For as long as I can remember, the term WIFM has been an essential part of training for anyone in the sales, fundraising and other related fields. If you're not familiar, WIFM is an acronym for (W)hat's in (I)t (F)or (M)e. In other words, if you're selling or promoting something i.e. a product, service or even a donation to your favorite charity, you should put yourself in the place of your customer/donor. Most importantly, as you're making your case, you should be thinking just that. What's in it for that individual. What benefit do they receive? How does it serve them?
Easy examples of the above come to mind. If you're suggesting a portfolio of stocks to an investment client - as I used to many years ago - you wouldn't attract them with the stocks. Rather, the attraction or the WIFM was the benefit of a happy retirement or funding a child's education. As a fundraiser, you'd steer clear of talking about how big an endowment could become because of a donor's gift. Instead , you'd focus on why your donor will feel an intrinsic sense of joy at having supported better education, ending homelessness or hunger - you get the picture.
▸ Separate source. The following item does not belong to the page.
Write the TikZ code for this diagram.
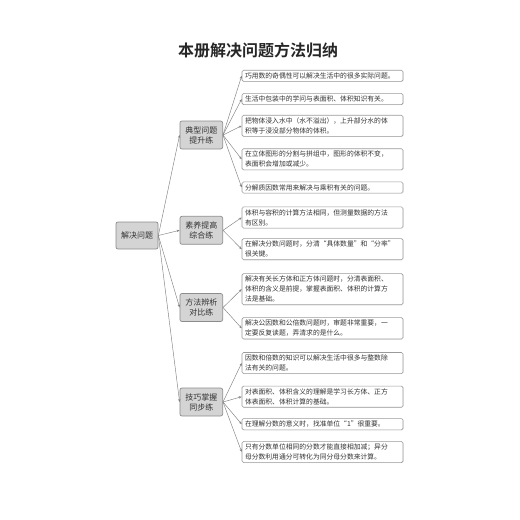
\documentclass[tikz,border=0pt]{standalone}
\usepackage{fontspec}
\usetikzlibrary{arrows.meta,shadows}
\newfontfamily\cjk{Noto Sans CJK SC}
\newfontfamily\cjkb{Noto Sans CJK SC Bold}
\definecolor{lineg}{HTML}{808080}
\definecolor{boxg}{HTML}{9A9A9A}
\definecolor{catfill}{HTML}{D4D4D4}
\definecolor{catdraw}{HTML}{8C8C8C}
\definecolor{txt}{HTML}{333333}
\tikzset{
  leafbox/.style={draw=boxg, line width=0.6pt, rounded corners=1.5pt, fill=white,
    drop shadow={shadow xshift=0.6pt, shadow yshift=-0.6pt, fill=black!15},
    anchor=west, text width=155pt, inner xsep=3pt, inner ysep=2.4pt, align=left,
    font=\cjk\fontsize{6.8pt}{10pt}\selectfont, text=txt},
  catbox/.style={draw=catdraw, line width=0.7pt, rounded corners=2pt, fill=catfill,
    minimum width=42.7pt, minimum height=28pt, inner sep=1pt, align=center,
    font=\cjk\fontsize{8pt}{10pt}\selectfont, text=txt},
  conn/.style={draw=lineg, line width=0.45pt, -{Stealth[length=3pt,width=2.4pt]}}
}
\begin{document}
\begin{tikzpicture}[x=1pt,y=-1pt]
\useasboundingbox (0,0) rectangle (520,520);
\node[font=\cjkb\fontsize{16pt}{18pt}\selectfont, text=black!85] (title) at (258,50) {本册解决问题方法归纳};

\node[catbox, minimum width=42pt, minimum height=27pt] (root) at (137,235.5) {解决问题};

\node[catbox] (c1) at (201.3,135) {典型问题\\提升练};
\node[catbox] (c2) at (201.3,230.3) {素养提高\\综合练};
\node[catbox] (c3) at (201.3,307.5) {方法辨析\\对比练};
\node[catbox] (c4) at (201.3,402) {技巧掌握\\同步练};

\node[leafbox] (l1) at (241.7,75.8) {巧用数的奇偶性可以解决生活中的很多实际问题。};
\node[leafbox] (l2) at (241.7,99) {生活中包装中的学问与表面积、体积知识有关。};
\node[leafbox] (l3) at (241.7,125.8) {把物体浸入水中（水不溢出），上升部分水的体\\积等于浸没部分物体的体积。};
\node[leafbox] (l4) at (241.7,159.3) {在立体图形的分割与拼组中，图形的体积不变，\\表面积会增加或减少。};
\node[leafbox] (l5) at (241.7,187.5) {分解质因数常用来解决与乘积有关的问题。};

\node[leafbox] (l6) at (241.7,217.5) {体积与容积的计算方法相同，但测量数据的方法\\有区别。};
\node[leafbox] (l7) at (241.7,249.2) {在解决分数问题时，分清“具体数量”和“分率”\\很关键。};

\node[leafbox] (l8) at (241.7,289.2) {解决有关长方体和正方体问题时，分清表面积、\\体积的含义是前提，掌握表面积、体积的计算方\\法是基础。};
\node[leafbox] (l9) at (241.7,328.3) {解决公因数和公倍数问题时，审题非常重要，一\\定要反复读题，弄清求的是什么。};

\node[leafbox] (l10) at (241.7,363) {因数和倍数的知识可以解决生活中很多与整数除\\法有关的问题。};
\node[leafbox] (l11) at (241.7,396.7) {对表面积、体积含义的理解是学习长方体、正方\\体表面积、体积计算的基础。};
\node[leafbox] (l12) at (241.7,424.2) {在理解分数的意义时，找准单位“1”很重要。};
\node[leafbox] (l13) at (241.7,452) {只有分数单位相同的分数才能直接相加减；异分\\母分数利用通分可转化为同分母分数来计算。};

\foreach \c in {c1,c2,c3,c4} \draw[conn] (root.east) -- (\c.west);
\foreach \l in {l1,l2,l3,l4,l5} \draw[conn] (c1.east) -- (\l.west);
\foreach \l in {l6,l7} \draw[conn] (c2.east) -- (\l.west);
\foreach \l in {l8,l9} \draw[conn] (c3.east) -- (\l.west);
\foreach \l in {l10,l11,l12,l13} \draw[conn] (c4.east) -- (\l.west);
\end{tikzpicture}
\end{document}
As important as WIFM is, I wanted to look at something different today. I'll call it WIFY or What's in It For You. In other words, what's in it for you, the individual that's selling, fundraising or developing new clients? I'd even argue that this may be even more important than WIFM. If you don't have - or don't know - your WIFY, it will be extremely hard to be successful in your efforts.
Your WIFY is your purpose in doing what you do. It's why you get up in the morning. It's why you focus on the mastery of your craft. It's how you got to be doing what you're doing in the first place. If you work for a nonprofit, there's a good chance, this looks and feels like your personal connection to the work. If its coaching, its a profound love of serving individuals and helping them be their best selves. There's no one right description here. As one of my favorite coaches once told me, if it's true for you, then it's true for you.
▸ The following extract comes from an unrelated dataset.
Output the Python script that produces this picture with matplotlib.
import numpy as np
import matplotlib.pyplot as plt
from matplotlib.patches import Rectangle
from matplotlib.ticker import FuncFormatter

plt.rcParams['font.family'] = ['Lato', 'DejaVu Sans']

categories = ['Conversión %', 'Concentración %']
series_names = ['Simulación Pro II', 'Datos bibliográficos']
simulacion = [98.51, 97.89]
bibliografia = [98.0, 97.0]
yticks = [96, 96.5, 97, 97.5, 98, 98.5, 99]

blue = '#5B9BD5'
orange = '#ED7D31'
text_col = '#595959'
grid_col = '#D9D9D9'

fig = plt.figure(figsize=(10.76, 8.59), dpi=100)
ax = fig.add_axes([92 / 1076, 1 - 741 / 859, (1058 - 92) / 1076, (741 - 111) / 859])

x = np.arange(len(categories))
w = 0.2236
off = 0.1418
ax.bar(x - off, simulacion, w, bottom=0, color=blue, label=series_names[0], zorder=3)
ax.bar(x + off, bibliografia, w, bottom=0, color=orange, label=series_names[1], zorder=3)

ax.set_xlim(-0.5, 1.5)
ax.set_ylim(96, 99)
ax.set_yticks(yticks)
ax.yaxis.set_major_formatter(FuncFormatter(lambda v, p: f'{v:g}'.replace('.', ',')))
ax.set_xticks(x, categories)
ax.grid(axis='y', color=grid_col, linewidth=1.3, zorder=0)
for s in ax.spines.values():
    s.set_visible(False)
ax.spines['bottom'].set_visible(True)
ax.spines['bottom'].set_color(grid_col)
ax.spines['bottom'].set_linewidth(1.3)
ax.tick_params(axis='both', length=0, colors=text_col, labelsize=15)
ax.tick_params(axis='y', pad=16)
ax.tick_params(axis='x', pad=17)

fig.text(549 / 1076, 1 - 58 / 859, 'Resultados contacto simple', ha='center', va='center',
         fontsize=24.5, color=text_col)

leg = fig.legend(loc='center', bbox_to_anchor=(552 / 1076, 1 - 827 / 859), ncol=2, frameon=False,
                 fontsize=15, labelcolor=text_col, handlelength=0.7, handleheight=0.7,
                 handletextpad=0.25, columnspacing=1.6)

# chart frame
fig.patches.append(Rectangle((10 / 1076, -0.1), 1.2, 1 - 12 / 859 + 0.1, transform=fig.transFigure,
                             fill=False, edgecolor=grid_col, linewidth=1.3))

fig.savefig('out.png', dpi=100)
In my experience, when a professional knows this, it ultimately becomes one of the most powerful parts of the case for working with them. It comes through with both subtlety and clarity in their sense of service and it makes their offering ever more attractive. If you can't fully and clearly define this, I'd challenge you to set aside time till you can clearly articulate it. It's well worth the effort and the exploration.